Although the telephone was first introduced in Istanbul during the period of Sultan Abdülhamid II, it came into widespread use only following the promulgation of the Second Constitution in 1908. Nevertheless, since these first telephones were not automatic, communications were only possible via a ‘santral’ or central switchboard. At the outset it was to be operated by Istanbul’s so-called ‘mademoiselles’, in other words, girls from the city’s Greek, Armenian and Jewish minorities. But since most of these girls spoke heavily accented Turkish, this plan soon had to be abondoned owing to customer dissatisfaction.
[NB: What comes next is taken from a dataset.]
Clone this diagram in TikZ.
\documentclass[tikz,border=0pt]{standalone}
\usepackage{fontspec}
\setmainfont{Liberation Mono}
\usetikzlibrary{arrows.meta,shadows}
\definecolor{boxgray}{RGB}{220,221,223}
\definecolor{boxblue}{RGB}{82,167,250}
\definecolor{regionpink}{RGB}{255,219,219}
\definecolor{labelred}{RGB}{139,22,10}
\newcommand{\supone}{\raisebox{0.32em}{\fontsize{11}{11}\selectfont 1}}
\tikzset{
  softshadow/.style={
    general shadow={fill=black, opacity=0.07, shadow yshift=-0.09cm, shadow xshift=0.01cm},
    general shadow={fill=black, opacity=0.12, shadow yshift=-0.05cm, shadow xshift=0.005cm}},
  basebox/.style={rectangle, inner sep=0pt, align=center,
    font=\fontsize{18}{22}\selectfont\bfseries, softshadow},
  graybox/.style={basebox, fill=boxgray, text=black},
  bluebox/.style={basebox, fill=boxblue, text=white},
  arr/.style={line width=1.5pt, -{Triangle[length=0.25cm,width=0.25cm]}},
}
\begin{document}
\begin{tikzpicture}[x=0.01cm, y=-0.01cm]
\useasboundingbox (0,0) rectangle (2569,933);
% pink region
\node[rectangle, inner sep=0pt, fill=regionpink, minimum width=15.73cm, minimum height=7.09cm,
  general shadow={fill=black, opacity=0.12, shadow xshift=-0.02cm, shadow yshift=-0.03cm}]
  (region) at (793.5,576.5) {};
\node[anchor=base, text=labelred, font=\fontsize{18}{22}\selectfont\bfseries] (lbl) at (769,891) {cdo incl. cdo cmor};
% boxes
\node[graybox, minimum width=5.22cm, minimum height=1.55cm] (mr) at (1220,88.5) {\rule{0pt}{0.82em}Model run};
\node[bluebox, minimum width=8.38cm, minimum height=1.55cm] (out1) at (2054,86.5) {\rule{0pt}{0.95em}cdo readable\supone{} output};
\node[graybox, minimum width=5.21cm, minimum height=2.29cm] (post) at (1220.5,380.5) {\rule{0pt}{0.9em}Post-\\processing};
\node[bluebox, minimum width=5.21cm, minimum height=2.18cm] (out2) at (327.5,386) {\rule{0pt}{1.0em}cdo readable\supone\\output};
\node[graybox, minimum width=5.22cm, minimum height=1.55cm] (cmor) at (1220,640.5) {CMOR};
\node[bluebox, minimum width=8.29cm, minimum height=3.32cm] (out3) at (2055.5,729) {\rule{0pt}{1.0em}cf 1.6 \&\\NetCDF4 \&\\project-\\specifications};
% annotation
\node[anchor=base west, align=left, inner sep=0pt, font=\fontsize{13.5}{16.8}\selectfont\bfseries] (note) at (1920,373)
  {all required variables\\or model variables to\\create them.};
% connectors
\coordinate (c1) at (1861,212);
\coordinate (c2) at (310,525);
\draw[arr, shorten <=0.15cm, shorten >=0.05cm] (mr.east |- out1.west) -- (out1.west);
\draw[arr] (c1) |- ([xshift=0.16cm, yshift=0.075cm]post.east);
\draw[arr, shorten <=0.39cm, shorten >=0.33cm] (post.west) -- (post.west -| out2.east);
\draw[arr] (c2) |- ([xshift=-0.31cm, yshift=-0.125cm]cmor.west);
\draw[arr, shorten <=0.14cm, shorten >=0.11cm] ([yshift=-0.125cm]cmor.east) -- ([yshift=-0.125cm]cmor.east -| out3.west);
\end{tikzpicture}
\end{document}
Introducing the principle of ‘speaking with an Istanbul accent on Istanbul telephones’, the company laid down the condition that applicants for the job of switchboard operator must have pleasant voices. Since the city’s female inhabitants were reluctant to expose themselves publicly in this way, recourse was had from time to time to the many foreign-run schools in the city. In 1914, for example, an examination was held at the French Girls’ Lycée in Kadıköy. Among those who passed was Bedia (Muvahhit) Hanım, who would subsequently claim the title of first great actress of the Turkish stage. Until she embarked on her career in the theater, Bedia Hanım’s melodic voice could be heard answering callers at the Beyoğlu switchboard. The invisible and mysterious bond that formed between the switchboard operators and the telephone subscribers lasted until the introduction of the first automatic telephones in 1931. During this process, telephones came down from the wall onto the desk, their dimensions diminished, and aesthetics began to take precedence in their design. It was therefore a bittersweet pleasure that was enjoyed by the residents of the city’s European side when the first ‘unmediated’ (without the intervention of a switchboard operator) calls became possible on the night of 29 October 1931. Subscribers felt as if they had suddenly lost a friend.
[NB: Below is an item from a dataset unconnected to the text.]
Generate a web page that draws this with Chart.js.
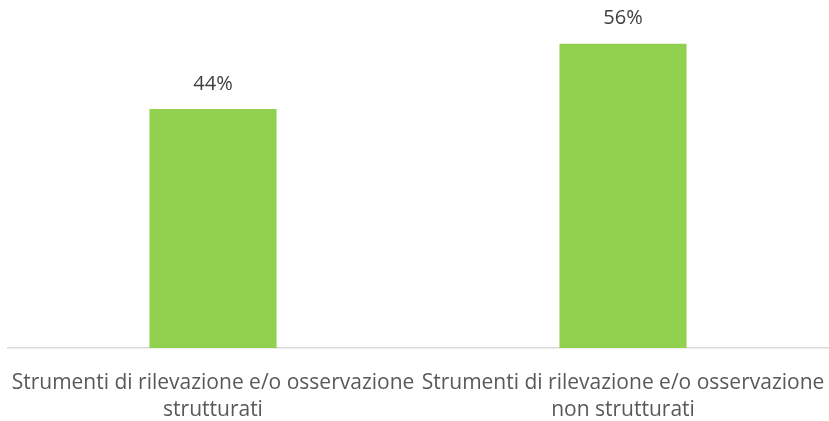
<!DOCTYPE html>
<html>
<head>
<meta charset="utf-8">
<script src="https://cdn.jsdelivr.net/npm/chart.js@4"></script>
<style>
  body { margin: 0; background: #ffffff; }
  #box { width: 829px; height: 421px; }
</style>
</head>
<body>
<div id="box"><canvas id="chart"></canvas></div>
<script>
// categories (two lines each) and values in percent
const categories = [
  ["Strumenti di rilevazione e/o osservazione", "strutturati"],
  ["Strumenti di rilevazione e/o osservazione", "non strutturati"]
];
const values = [44, 56];
const barColor = "#92D050";
const fontFamily = "'Open Sans', 'Noto Sans', sans-serif";

// draws the % value above each bar
const valueLabels = {
  id: "valueLabels",
  afterDatasetsDraw(chart) {
    const ctx = chart.ctx;
    const meta = chart.getDatasetMeta(0);
    ctx.save();
    ctx.fillStyle = "#404040";
    ctx.font = "20px " + fontFamily;
    ctx.textAlign = "center";
    ctx.textBaseline = "middle";
    meta.data.forEach((bar, i) => {
      ctx.fillText(values[i] + "%", bar.x, bar.y - 25);
    });
    ctx.restore();
  }
};

new Chart(document.getElementById("chart"), {
  type: "bar",
  plugins: [valueLabels],
  data: {
    labels: categories,
    datasets: [{
      data: values,
      backgroundColor: barColor,
      barPercentage: 0.31,
      categoryPercentage: 1
    }]
  },
  options: {
    responsive: true,
    maintainAspectRatio: false,
    animation: false,
    layout: { padding: { left: 8, right: 1, top: 22, bottom: 0 } },
    plugins: {
      legend: { display: false },
      tooltip: { enabled: false }
    },
    scales: {
      x: {
        grid: { display: false, drawTicks: false },
        border: { display: true, color: "#d9d9d9", width: 1.5 },
        afterFit(scale) {
          scale.height = 73;
          // labels may run to the edge, don't shrink the plot for them
          scale.paddingLeft = 0;
          scale.paddingRight = 0;
        },
        ticks: {
          color: "#595959",
          font: { size: 21, family: fontFamily, lineHeight: 1.3 },
          padding: 21,
          maxRotation: 0,
          autoSkip: false
        }
      },
      y: {
        display: false,
        min: 0,
        max: 60
      }
    }
  }
});
</script>
</body>
</html>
THE ARDUOUS TASK OF THE MOUNTED COURIERS

Our guide takes us into another gallery where she points out three tiny figures: the ‘postal couriers’. Couriers were the men who carried the official documents sent from the Imperial Court in Istanbul to the authorities in the provinces. Dressed in special uniforms, they were carefully selected from among the most trusted and strongest men and the best riders. If their destination was a distant place, they changed mounts at posting stations known as ‘menzilhane’. Their journeys took them through some of the most isolated and untraveled regions of the empire. Galloping over hill and dale, at times they even bore arms against the threat of bandits and wild animals. Some sources also state that news of the great Ottoman military victories at Kosovo and Çaldıran were brought back to Istanbul by such couriers.
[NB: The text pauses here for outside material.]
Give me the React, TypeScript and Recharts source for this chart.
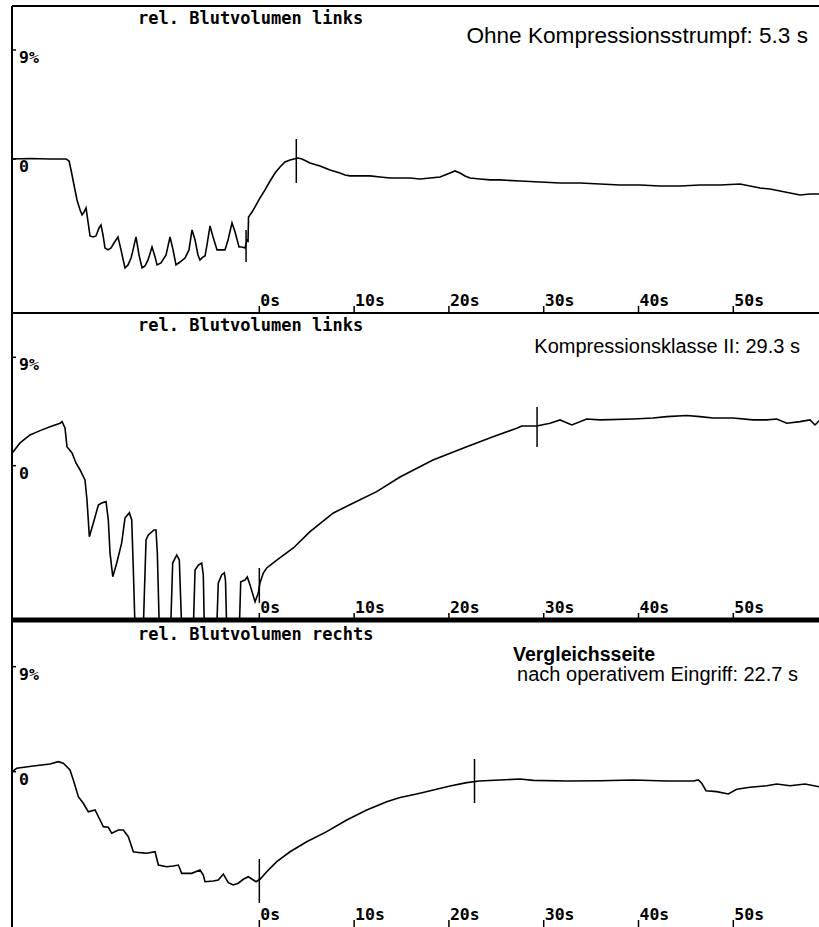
import { LineChart, Line, XAxis, YAxis, ReferenceLine } from "recharts";

type Pair = [number, number];

// time axis (s) and level axis (% rel. blood volume)
const timeDomain: [number, number] = [-26.09, 59.04];
const timeTicks = [0, 10, 20, 30, 40, 50];
const timeTickLabels = ["0s", "10s", "20s", "30s", "40s", "50s"];
const levelTicks = [0, 9];
const levelTickLabels = ["0", "9%"];

const panelTitles = [
  "rel. Blutvolumen links",
  "rel. Blutvolumen links",
  "rel. Blutvolumen rechts",
];

// refill time: start marker and refill duration per recording
const refillStart = [-1.4, 0, 0];
const refillSeconds = [5.3, 29.3, 22.7];
// vertical extent [from, to] of the start / end markers in %
const startMarkerSpan: Pair[] = [
  [-5.86, -8.51],
  [-8.5, -11.4],
  [-7.48, -11.25],
];
const endMarkerSpan: Pair[] = [
  [1.65, -1.98],
  [4.88, 1.55],
  [1.09, -2.68],
];

// [t (s), level (%)]
const leftBare: Pair[] = [
  [-26.09, 0], [-24.19, 0.04], [-22.08, 0], [-20.39, 0], [-20.07, -0.17], [-19.86, -0.91],
  [-19.55, -2.15], [-19.23, -3.39], [-18.91, -4.21], [-18.7, -4.62], [-18.49, -4.38], [-18.28, -4.05],
  [-18.07, -5.2], [-17.86, -6.36], [-17.54, -6.44], [-17.23, -6.36], [-16.91, -5.7], [-16.7, -5.45],
  [-16.49, -6.28], [-16.28, -7.35], [-15.96, -7.51], [-15.64, -7.35], [-15.33, -6.94], [-14.91, -6.44],
  [-14.59, -7.51], [-14.17, -9.0], [-13.85, -8.75], [-13.53, -8.18], [-13.32, -7.51], [-13.01, -6.44],
  [-12.69, -7.93], [-12.37, -9.0], [-12.06, -8.84], [-11.74, -8.34], [-11.32, -7.27], [-11.0, -8.09],
  [-10.79, -8.75], [-10.37, -8.59], [-9.84, -7.93], [-9.42, -6.44], [-9.1, -7.51], [-8.79, -8.75],
  [-8.37, -8.51], [-7.84, -8.18], [-7.42, -7.51], [-7.1, -5.86], [-6.78, -6.69], [-6.47, -7.93],
  [-6.26, -8.34], [-5.94, -8.09], [-5.73, -8.01], [-5.52, -7.1], [-5.2, -5.53], [-4.88, -6.44],
  [-4.46, -7.51], [-4.04, -7.51], [-3.62, -7.51], [-3.3, -6.69], [-2.88, -5.28], [-2.56, -6.03],
  [-2.14, -7.27], [-1.83, -7.27], [-1.51, -7.35], [-1.3, -6.69], [-1.19, -6.77], [-1.14, -4.79],
  [-0.77, -4.38], [-0.45, -3.96], [0.07, -3.22], [0.6, -2.56], [1.13, -1.82], [1.66, -1.16],
  [2.18, -0.66], [2.71, -0.25], [3.24, -0.08], [3.66, 0], [4.08, 0.08], [4.5, 0], [4.93, -0.17],
  [5.35, -0.33], [6.4, -0.58], [7.46, -0.91], [8.51, -1.16], [9.04, -1.32], [9.57, -1.4],
  [10.62, -1.4], [11.68, -1.4], [12.73, -1.49], [13.79, -1.57], [14.84, -1.57], [15.9, -1.57],
  [16.95, -1.65], [18.01, -1.57], [19.06, -1.49], [20.12, -1.16], [20.64, -0.99], [21.17, -1.16],
  [21.7, -1.4], [22.23, -1.57], [23.28, -1.65], [24.34, -1.73], [25.39, -1.73], [27.5, -1.82],
  [29.61, -1.9], [31.72, -1.98], [33.83, -1.98], [35.94, -2.07], [38.05, -2.15], [40.16, -2.15],
  [42.27, -2.23], [44.38, -2.23], [46.49, -2.15], [48.6, -2.15], [50.71, -2.07], [51.76, -2.23],
  [52.82, -2.4], [53.87, -2.48], [54.93, -2.64], [55.98, -2.81], [57.04, -2.97], [58.09, -2.89],
  [59.04, -2.89],
];

const leftStocking: Pair[] = [
  [-26.09, 1.03], [-25.24, 1.89], [-24.19, 2.55], [-23.13, 2.91], [-22.08, 3.24], [-21.02, 3.52],
  [-20.81, 3.66], [-20.5, 3.13], [-20.29, 1.58], [-19.76, 1.06], [-19.34, 0.22], [-18.91, -0.36],
  [-18.39, -1.19], [-18.18, -2.85], [-17.93, -5.9], [-17.51, -4.76], [-16.98, -3.27], [-16.63, -3.1],
  [-16.17, -2.99], [-15.93, -4.51], [-15.75, -7.25], [-15.46, -9.22], [-15.04, -8.09], [-14.52, -6.42],
  [-14.17, -4.35], [-13.71, -3.91], [-13.46, -4.51], [-13.29, -8.67], [-13.11, -13.5], [-12.24, -13.5],
  [-11.95, -6.17], [-11.71, -5.76], [-11.11, -5.34], [-10.9, -5.34], [-10.76, -7.25], [-10.55, -13.5],
  [-9.35, -13.5], [-9.14, -8.09], [-8.71, -7.42], [-8.44, -7.84], [-8.19, -13.5], [-6.96, -13.5],
  [-6.78, -8.67], [-6.43, -8.25], [-6.08, -8.09], [-5.91, -9.08], [-5.8, -13.5], [-4.49, -13.5],
  [-4.33, -9.75], [-3.97, -9.08], [-3.69, -8.89], [-3.57, -9.5], [-3.44, -13.5], [-2.11, -13.5],
  [-1.96, -9.64], [-1.51, -9.5], [-1.27, -9.25], [-0.98, -9.91], [-0.45, -11.3], [-0.11, -10.58],
  [0.07, -9.75], [0.42, -8.92], [0.78, -8.5], [1.84, -7.84], [3.59, -6.84], [5.35, -5.48],
  [7.81, -3.93], [9.92, -3.1], [12.38, -2.16], [14.84, -0.94], [18.32, 0.47], [21.88, 1.58],
  [24.65, 2.41], [27.15, 3.11], [27.68, 3.3], [29.26, 3.3], [30.67, 3.52], [31.72, 3.8],
  [32.96, 3.38], [34.54, 3.88], [35.94, 3.8], [39.45, 3.88], [41.53, 3.96], [42.98, 4.07],
  [45.09, 4.16], [46.49, 4.07], [47.86, 3.96], [49.97, 3.96], [52.08, 3.8], [53.53, 3.8],
  [54.58, 3.88], [55.64, 3.52], [57.04, 3.66], [58.09, 3.8], [58.62, 3.38], [59.04, 3.72],
];

const rightOperated: Pair[] = [
  [-26.09, 0], [-25.59, 0.29], [-23.84, 0.49], [-22.08, 0.66], [-21.2, 0.86], [-20.68, 0.72],
  [-19.97, 0.15], [-19.62, -0.71], [-19.09, -2.14], [-18.57, -2.71], [-18.04, -3.43], [-17.33, -3.28],
  [-16.8, -4.14], [-16.46, -4.71], [-15.93, -4.76], [-15.57, -5.28], [-14.87, -5.0], [-14.35, -5.0],
  [-13.82, -5.57], [-13.29, -6.86], [-12.58, -6.94], [-11.88, -6.99], [-11.0, -6.86], [-10.65, -8.0],
  [-9.77, -8.14], [-9.07, -8.08], [-8.54, -8.0], [-8.19, -8.71], [-7.13, -8.71], [-6.26, -8.42],
  [-5.91, -8.85], [-5.73, -9.43], [-4.85, -9.37], [-4.33, -9.28], [-3.8, -8.77], [-3.27, -9.51],
  [-2.74, -9.71], [-2.22, -9.56], [-1.69, -9.22], [-1.16, -9.0], [-0.63, -9.28], [-0.35, -9.43],
  [0.07, -9.22], [0.78, -8.57], [1.84, -7.71], [3.24, -6.86], [5.0, -6.0], [7.11, -5.14],
  [9.22, -4.14], [11.33, -3.28], [13.44, -2.57], [14.84, -2.21], [16.6, -1.91], [18.36, -1.57],
  [20.12, -1.23], [21.88, -0.94], [23.18, -0.8], [25.39, -0.71], [27.5, -0.63], [28.9, -0.74],
  [32.43, -0.8], [35.94, -0.77], [39.45, -0.71], [42.98, -0.8], [45.78, -0.8], [46.31, -0.71],
  [46.67, -0.99], [47.12, -1.63], [48.25, -1.71], [49.47, -1.91], [50.36, -1.51], [51.76, -1.34],
  [53.53, -1.2], [54.58, -1.05], [55.98, -1.2], [57.57, -1.05], [59.04, -1.29],
];

const MONO = "'DejaVu Sans Mono', monospace";
const SANS = "'Liberation Sans', Arial, sans-serif";

function TimeTick(props: any) {
  const { x, y, payload } = props;
  const label = timeTickLabels[timeTicks.indexOf(payload.value)];
  return (
    <g>
      <line x1={x} y1={y} x2={x} y2={y - 7} stroke="#000" strokeWidth={1.5} />
      <text x={x + 1} y={y - 7} fontFamily={MONO} fontWeight="bold" fontSize={16.5} fill="#000">
        {label}
      </text>
    </g>
  );
}

function LevelTick(props: any) {
  const { x, y, payload } = props;
  const label = levelTickLabels[levelTicks.indexOf(payload.value)];
  return (
    <g>
      <line x1={x} y1={y} x2={x + 4} y2={y} stroke="#000" strokeWidth={1.5} />
      <text x={x + 7} y={y + 13} fontFamily={MONO} fontWeight="bold" fontSize={16.5} fill="#000">
        {label}
      </text>
    </g>
  );
}

interface PanelProps {
  index: number;
  top: number;
  height: number;
  marginTop: number;
  marginBottom: number;
  yDomain: [number, number];
  trace: Pair[];
  axisWidth: number;
  showAxis: boolean;
  frameTop?: boolean;
}

function Panel({
  index,
  top,
  height,
  marginTop,
  marginBottom,
  yDomain,
  trace,
  axisWidth,
  showAxis,
  frameTop,
}: PanelProps) {
  const points = trace.map(([t, v]) => ({ t, v }));
  const t0 = refillStart[index];
  const t1 = t0 + refillSeconds[index];
  const s0 = startMarkerSpan[index];
  const s1 = endMarkerSpan[index];
  return (
    <div style={{ position: "absolute", left: 0, top }}>
      {/* axes get 1px of room: a zero-sized axis is not rendered */}
      <LineChart
        width={819}
        height={height}
        data={points}
        margin={{ top: marginTop, right: 0, bottom: marginBottom - 1, left: 11 }}
      >
        <XAxis
          dataKey="t"
          type="number"
          domain={timeDomain}
          ticks={timeTicks}
          interval={0}
          height={1}
          tickSize={0}
          tickMargin={0}
          tickLine={false}
          axisLine={showAxis ? { stroke: "#000", strokeWidth: axisWidth } : false}
          tick={<TimeTick />}
          allowDataOverflow
        />
        <YAxis
          type="number"
          domain={yDomain}
          ticks={levelTicks}
          interval={0}
          width={1}
          tickSize={0}
          tickMargin={0}
          tickLine={false}
          axisLine={{ stroke: "#000", strokeWidth: 2 }}
          tick={<LevelTick />}
          allowDataOverflow
        />
        {frameTop && (
          <ReferenceLine y={yDomain[1]} stroke="#000" strokeWidth={2} ifOverflow="visible" />
        )}
        <Line
          dataKey="v"
          type="linear"
          stroke="#000"
          strokeWidth={1.6}
          dot={false}
          isAnimationActive={false}
        />
        <ReferenceLine
          segment={[
            { x: t0, y: s0[0] },
            { x: t0, y: s0[1] },
          ]}
          stroke="#000"
          strokeWidth={1.5}
          ifOverflow="visible"
        />
        <ReferenceLine
          segment={[
            { x: t1, y: s1[0] },
            { x: t1, y: s1[1] },
          ]}
          stroke="#000"
          strokeWidth={1.5}
          ifOverflow="visible"
        />
      </LineChart>
    </div>
  );
}

export default function App() {
  return (
    <div
      style={{
        position: "absolute",
        left: 0,
        top: 0,
        width: 819,
        height: 927,
        background: "#fff",
        overflow: "hidden",
      }}
    >
      <Panel
        index={0}
        top={0}
        height={316}
        marginTop={6}
        marginBottom={3}
        yDomain={[-12.72, 12.63]}
        trace={leftBare}
        axisWidth={2}
        showAxis
        frameTop
      />
      <Panel
        index={1}
        top={310}
        height={314}
        marginTop={3}
        marginBottom={4}
        yDomain={[-12.82, 12.68]}
        trace={leftStocking}
        axisWidth={5}
        showAxis
      />
      <Panel
        index={2}
        top={617}
        height={311}
        marginTop={3}
        marginBottom={1}
        yDomain={[-13.31, 13.0]}
        trace={rightOperated}
        axisWidth={2}
        showAxis={false}
      />
      <svg
        width={819}
        height={927}
        style={{ position: "absolute", left: 0, top: 0, pointerEvents: "none" }}
      >
        <g fontFamily={MONO} fontWeight="bold" fontSize={17} fill="#000">
          <text x={138} y={24}>{panelTitles[0]}</text>
          <text x={138} y={331}>{panelTitles[1]}</text>
          <text x={138} y={640}>{panelTitles[2]}</text>
        </g>
        <g fontFamily={SANS} fill="#000">
          <text x={808} y={43} fontSize={22.6} textAnchor="end">
            Ohne Kompressionsstrumpf: {refillSeconds[0]} s
          </text>
          <text x={800} y={353} fontSize={20} textAnchor="end">
            Kompressionsklasse II: {refillSeconds[1]} s
          </text>
          <text x={513} y={661} fontSize={19.5} fontWeight="bold">
            Vergleichsseite
          </text>
          <text x={798} y={681} fontSize={20} textAnchor="end">
            nach operativem Eingriff: {refillSeconds[2]} s
          </text>
        </g>
      </svg>
    </div>
  );
}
There is much more to be seen and described at the PTT Museum. Couriers’ uniforms, weapons, the switchboards where the mademoiselles were employed, teletypewriters and the original telexes, to name just a few. Open every day from Monday through Friday, the museum is waiting for you to take a stroll down memory lane. For you will certainly find there numerous reminders of your lost childhood and youth.